If world leaders were serious about the rule of law, Turkish General Huduti would have already be on Interpol’s most wanted list and his “commander in chief,” Erdogan, would be afraid to step outside of Turkey.
But the general who shed Kurdish blood like water and didn’t think twice about burning cornered and wounded Kurds in basements is in custody now.
He is accused of taking part in the failed plot to overthrow Erdogan and if Amnesty International to be believed, he may have been raped with a truncheon by Turkish police.
The news coming out of Turkey is indeed bleak.
A Kurdish friend from Turkish Kurdistan confided in me the other day that he has stopped saying he is from Turkey; he now says he is from Iraq.

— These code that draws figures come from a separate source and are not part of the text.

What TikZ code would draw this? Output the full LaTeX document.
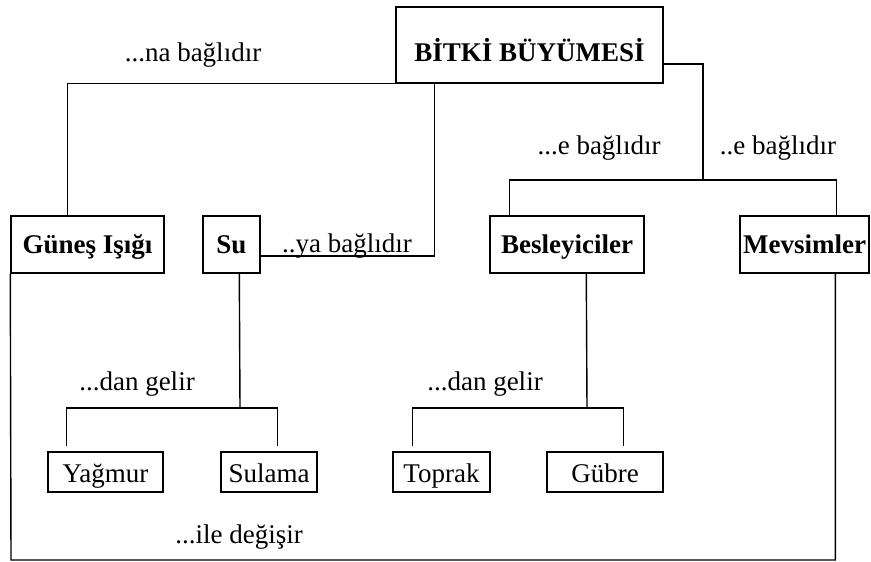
\documentclass[tikz,border=0pt]{standalone}
\usepackage{fontspec}
\setmainfont{Liberation Serif}
\begin{document}
\begin{tikzpicture}[x=1pt,y=-1pt
,pstyle0/.style={draw=black,line width=1.4pt,inner sep=0,minimum height=57pt,text height=20pt,text depth=3pt,font=\fontsize{27}{32}\selectfont\bfseries}
,pstyle1/.style={draw=black,line width=1.4pt,inner sep=0,minimum height=40pt,text height=22pt,text depth=2pt,font=\fontsize{27}{32}\selectfont}
,pstyle2/.style={color=black,line width=1.4pt}
,pstyle3/.style={anchor=base,inner sep=0,font=\fontsize{27}{32}\selectfont}
]
\useasboundingbox (0,0) rectangle (871,562);
\node[pstyle0,minimum width=267pt,minimum height=76pt,text height=34pt,text depth=2pt] (buyume) at (529.5,45) {BİTKİ BÜYÜMESİ};
\node[pstyle0,minimum width=153pt] (gunes) at (87.5,244.5) {Güneş Işığı};
\node[pstyle0,minimum width=57pt] (su) at (231.5,244.5) {Su};
\node[pstyle0,minimum width=154pt] (besin) at (567,244.5) {Besleyiciler};
\node[pstyle0,minimum width=129pt] (mevsim) at (804.5,244.5) {Mevsimler};
\node[pstyle1,minimum width=115pt] (yagmur) at (105.5,472) {Yağmur};
\node[pstyle1,minimum width=96pt] (sulama) at (269,472) {Sulama};
\node[pstyle1,minimum width=97pt] (toprak) at (441.5,472) {Toprak};
\node[pstyle1,minimum width=116pt] (gubre) at (605,472) {Gübre};
\coordinate (catal0) at (703,180);
\coordinate (catal1) at (240,408);
\coordinate (catal2) at (587,408);
\coordinate (dongu) at (11,560);
\node[pstyle3] (lbl0) at (193,61) {...na bağlıdır};
\node[pstyle3] (lbl1) at (347,252) {..ya bağlıdır};
\node[pstyle3] (lbl2) at (599,154) {...e bağlıdır};
\node[pstyle3] (lbl3) at (778,154) {..e bağlıdır};
\node[pstyle3] (lbl4) at (137,390) {...dan gelir};
\node[pstyle3] (lbl5) at (485,390) {...dan gelir};
\node[pstyle3] (lbl6) at (239,543) {...ile değişir};
\draw[pstyle2] (buyume.south west) -| ([xshift=57pt]gunes.north west);
\draw[pstyle2] ([xshift=39pt]buyume.south west) |- ([yshift=-11.5pt]su.east);
\draw[pstyle2] ([yshift=-19pt]buyume.east) -| (catal0);
\draw[pstyle2] ([xshift=20pt]besin.north west) |- (catal0) -| ([xshift=97pt]mevsim.north west);
\draw[pstyle2] ([xshift=37pt]su.south west) -- (catal1);
\draw[pstyle2] ([xshift=19pt,yshift=5pt]yagmur.north west) |- (catal1) -| ([xshift=57pt,yshift=5pt]sulama.north west);
\draw[pstyle2] ([xshift=97pt]besin.south west) -- (catal2);
\draw[pstyle2] ([xshift=20pt,yshift=5pt]toprak.north west) |- (catal2) -| ([xshift=77pt,yshift=5pt]gubre.north west);
\draw[pstyle2] (gunes.south west) -- (dongu) -| ([xshift=96pt]mevsim.south west);
\end{tikzpicture}
\end{document}
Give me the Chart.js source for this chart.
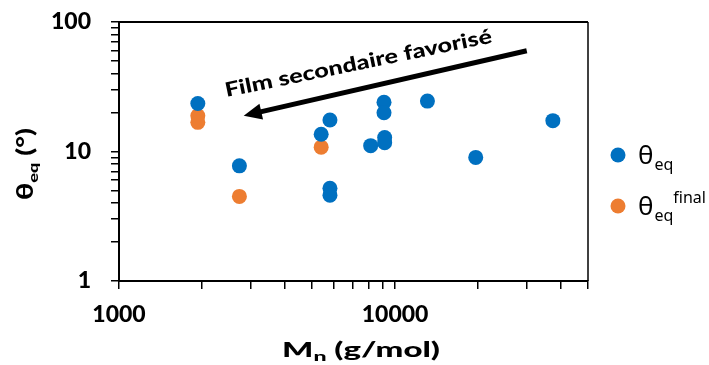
<!DOCTYPE html>
<html>
<head>
<meta charset="utf-8">
<script src="https://cdn.jsdelivr.net/npm/chart.js@4.4.1/dist/chart.umd.min.js"></script>
<style>
  body { margin: 0; background: #ffffff; }
</style>
</head>
<body>
<canvas id="chart" width="709" height="365"></canvas>
<script>
// data
const mn_eq = [1930, 2730, 5400, 5810, 5810, 5810, 8160, 9120, 9120, 9170, 9170, 13100, 19600, 37300];
const theta_eq = [23.5, 7.75, 13.6, 17.5, 5.2, 4.6, 11.1, 24.0, 19.9, 12.8, 11.7, 24.5, 9.0, 17.3];
const mn_final = [1930, 1930, 2730, 5400];
const theta_final = [18.9, 16.8, 4.5, 10.8];

const x_ticks = [1000, 2000, 3000, 4000, 5000, 6000, 7000, 8000, 9000, 10000, 20000, 30000, 40000, 50000];
const y_ticks = [1, 2, 3, 4, 5, 6, 7, 8, 9, 10, 20, 30, 40, 50, 60, 70, 80, 90, 100];

// arrow annotation (in data units)
const arrow_from = [30000, 60];
const arrow_to = [2830, 18.9];
const arrow_text = "Film secondaire favorisé";
const text_at = [2450, 26.3];

const blue = '#0070C0';
const orange = '#ED7D31';
const boldFont = "Lato, 'Noto Sans', sans-serif";
const legendFont = "'Noto Sans', 'Liberation Sans', sans-serif";

function pow10Label(v) {
    const l = Math.log10(v);
    return Math.abs(l - Math.round(l)) < 1e-9 ? String(v) : '';
}

// draws text pieces with sub/superscripts, returns width
function drawRich(ctx, parts, x, y, measureOnly) {
    let cx = x;
    for (const p of parts) {
        ctx.font = p.font;
        if (!measureOnly) ctx.fillText(p.t, cx, y + (p.dy || 0));
        cx += ctx.measureText(p.t).width;
    }
    return cx - x;
}

// rich text stretched to a given width, centred on cx
function drawRichFit(ctx, parts, cx, y, width) {
    const w = drawRich(ctx, parts, 0, 0, true);
    const k = width / w;
    ctx.save();
    ctx.translate(cx - width / 2, y);
    ctx.scale(k, 1);
    drawRich(ctx, parts, 0, 0);
    ctx.restore();
}

const extras = {
    id: 'extras',
    afterDraw(chart) {
        const {ctx, chartArea, scales} = chart;
        const xs = scales.x, ys = scales.y;
        ctx.save();

        // top and right frame
        ctx.strokeStyle = '#000';
        ctx.lineWidth = 2;
        ctx.beginPath();
        ctx.moveTo(chartArea.left, chartArea.top);
        ctx.lineTo(chartArea.right, chartArea.top);
        ctx.stroke();
        ctx.lineWidth = 1.5;
        ctx.beginPath();
        ctx.moveTo(chartArea.right, chartArea.top);
        ctx.lineTo(chartArea.right, chartArea.bottom);
        ctx.stroke();

        // arrow
        const x1 = xs.getPixelForValue(arrow_from[0]), y1 = ys.getPixelForValue(arrow_from[1]);
        const x2 = xs.getPixelForValue(arrow_to[0]), y2 = ys.getPixelForValue(arrow_to[1]);
        const ang = Math.atan2(y2 - y1, x2 - x1);
        const headLen = 18, headW = 8;
        ctx.lineWidth = 5;
        ctx.beginPath();
        ctx.moveTo(x1, y1);
        ctx.lineTo(x2 - Math.cos(ang) * (headLen - 2), y2 - Math.sin(ang) * (headLen - 2));
        ctx.stroke();
        ctx.fillStyle = '#000';
        ctx.beginPath();
        ctx.moveTo(x2, y2);
        ctx.lineTo(x2 - Math.cos(ang) * headLen + Math.sin(ang) * headW, y2 - Math.sin(ang) * headLen - Math.cos(ang) * headW);
        ctx.lineTo(x2 - Math.cos(ang) * headLen - Math.sin(ang) * headW, y2 - Math.sin(ang) * headLen + Math.cos(ang) * headW);
        ctx.closePath();
        ctx.fill();

        // arrow text, stretched along its baseline
        ctx.save();
        ctx.translate(xs.getPixelForValue(text_at[0]), ys.getPixelForValue(text_at[1]));
        ctx.rotate(-11.6 * Math.PI / 180);
        ctx.font = '900 20px ' + boldFont;
        ctx.textBaseline = 'alphabetic';
        ctx.textAlign = 'left';
        const tw = ctx.measureText(arrow_text).width;
        ctx.scale(272 / tw, 1);
        ctx.fillText(arrow_text, 0, 0);
        ctx.restore();

        // x title
        ctx.fillStyle = '#000';
        ctx.textBaseline = 'alphabetic';
        ctx.textAlign = 'left';
        const xParts = [
            {t: 'M', font: '900 20px ' + boldFont},
            {t: 'n', font: '900 14px ' + boldFont, dy: 4},
            {t: ' (g/mol)', font: '900 20px ' + boldFont}
        ];
        drawRichFit(ctx, xParts, 361, 357, 158);

        // y title
        ctx.save();
        ctx.translate(33, 0);
        ctx.rotate(-Math.PI / 2);
        const yParts = [
            {t: 'θ', font: '900 22px ' + boldFont},
            {t: 'eq', font: '900 14px ' + boldFont, dy: 5},
            {t: ' (°)', font: '900 22px ' + boldFont}
        ];
        drawRichFit(ctx, yParts, -164, 0, 72);
        ctx.restore();

        // legend
        const lx = 618;
        const rows = [
            {y: 155, color: blue, parts: [
                {t: 'θ', font: '26px ' + legendFont},
                {t: 'eq', font: '16px ' + legendFont, dy: 6}
            ]},
            {y: 206, color: orange, parts: [
                {t: 'θ', font: '26px ' + legendFont},
                {t: 'eq', font: '16px ' + legendFont, dy: 6},
                {t: 'final', font: '16px ' + legendFont, dy: -12}
            ]}
        ];
        for (const r of rows) {
            ctx.fillStyle = r.color;
            ctx.beginPath();
            ctx.arc(lx, r.y, 7.5, 0, Math.PI * 2);
            ctx.fill();
            ctx.fillStyle = '#000';
            // superscript sits right after the subscript
            let cx = lx + 20;
            ctx.font = r.parts[0].font;
            ctx.fillText(r.parts[0].t, cx, r.y + 9);
            cx += ctx.measureText(r.parts[0].t).width + 1;
            ctx.font = r.parts[1].font;
            ctx.fillText(r.parts[1].t, cx, r.y + 9 + r.parts[1].dy);
            if (r.parts[2]) {
                const sw = ctx.measureText(r.parts[1].t).width;
                ctx.font = r.parts[2].font;
                ctx.fillText(r.parts[2].t, cx + sw, r.y + 9 + r.parts[2].dy);
            }
        }
        ctx.restore();
    }
};

const axisCommon = {
    type: 'logarithmic',
    border: {display: true, color: '#000', width: 2},
    grid: {
        display: true,
        drawOnChartArea: false,
        drawTicks: true,
        tickLength: 8,
        color: '#000',
        lineWidth: 1.5
    }
};

new Chart(document.getElementById('chart').getContext('2d'), {
    type: 'scatter',
    data: {
        datasets: [
            {
                label: 'θeq',
                data: mn_eq.map((m, i) => ({x: m, y: theta_eq[i]})),
                backgroundColor: blue,
                borderColor: blue,
                pointRadius: 7.5,
                pointBorderWidth: 0
            },
            {
                label: 'θeq final',
                data: mn_final.map((m, i) => ({x: m, y: theta_final[i]})),
                backgroundColor: orange,
                borderColor: orange,
                pointRadius: 7.5,
                pointBorderWidth: 0
            }
        ]
    },
    options: {
        responsive: false,
        animation: false,
        layout: {padding: {left: 0, right: 121, top: 22, bottom: 0}},
        scales: {
            x: Object.assign({}, axisCommon, {
                min: 1000,
                max: 50000,
                afterBuildTicks: (s) => { s.ticks = x_ticks.map(v => ({value: v})); },
                afterFit: (s) => { s.height = 84; s.paddingLeft = 0; s.paddingRight = 0; },
                ticks: {
                    autoSkip: false,
                    maxRotation: 0,
                    padding: 12,
                    color: '#000',
                    font: {size: 23, weight: '900', family: boldFont},
                    callback: (v) => pow10Label(v)
                }
            }),
            y: Object.assign({}, axisCommon, {
                min: 1,
                max: 100,
                afterBuildTicks: (s) => { s.ticks = y_ticks.map(v => ({value: v})); },
                afterFit: (s) => { s.width = 119; s.paddingTop = 0; s.paddingBottom = 0; },
                ticks: {
                    autoSkip: false,
                    padding: 20,
                    color: '#000',
                    font: {size: 23, weight: '900', family: boldFont},
                    callback: (v) => pow10Label(v)
                }
            })
        },
        plugins: {
            legend: {display: false},
            tooltip: {enabled: false}
        }
    },
    plugins: [extras]
});
</script>
</body>
</html>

Dr. Martin Luther King was fond of the saying that “the arc of the moral universe is long, but it bends towards justice.”
President Barack Obama likes that saying so much that he wove it into the Oval Office carpet so he can see it every day.
But he turns a blind eye toward “justice” for Erdogan.
As bad as Erdogan is and as wrong as the coup plotters were, one person with an absolutely unshakable moral voice seems to have become the conscience of Kurds and Turks alike in these highly trying times for both peoples. She is Turkan Elci, the wife of slain human rights lawyer and late president of Diyarbakir Bar Association Tahir Elci. Mr. Elci had urged Kurdish fighters and Turkish soldiers not to fight in the shadow of historical treasures of Sur, the Kurdish city that is on UNESCO’s world heritage sites.
His noble effort was rewarded with a bullet in the head while he was trying to draw attention to the destruction of a four-legged observation tower predating Islam.
His widow tweeted: “Just in case you arrest the killer of my husband, don’t torture him. My husband dedicated his life to the eradication of torture, even his murderer deserves a fair trial.”
If we could only find such honorable sentiment in the dark heart of Erdogan. But that may be as hopeless as Virgil’s chariot.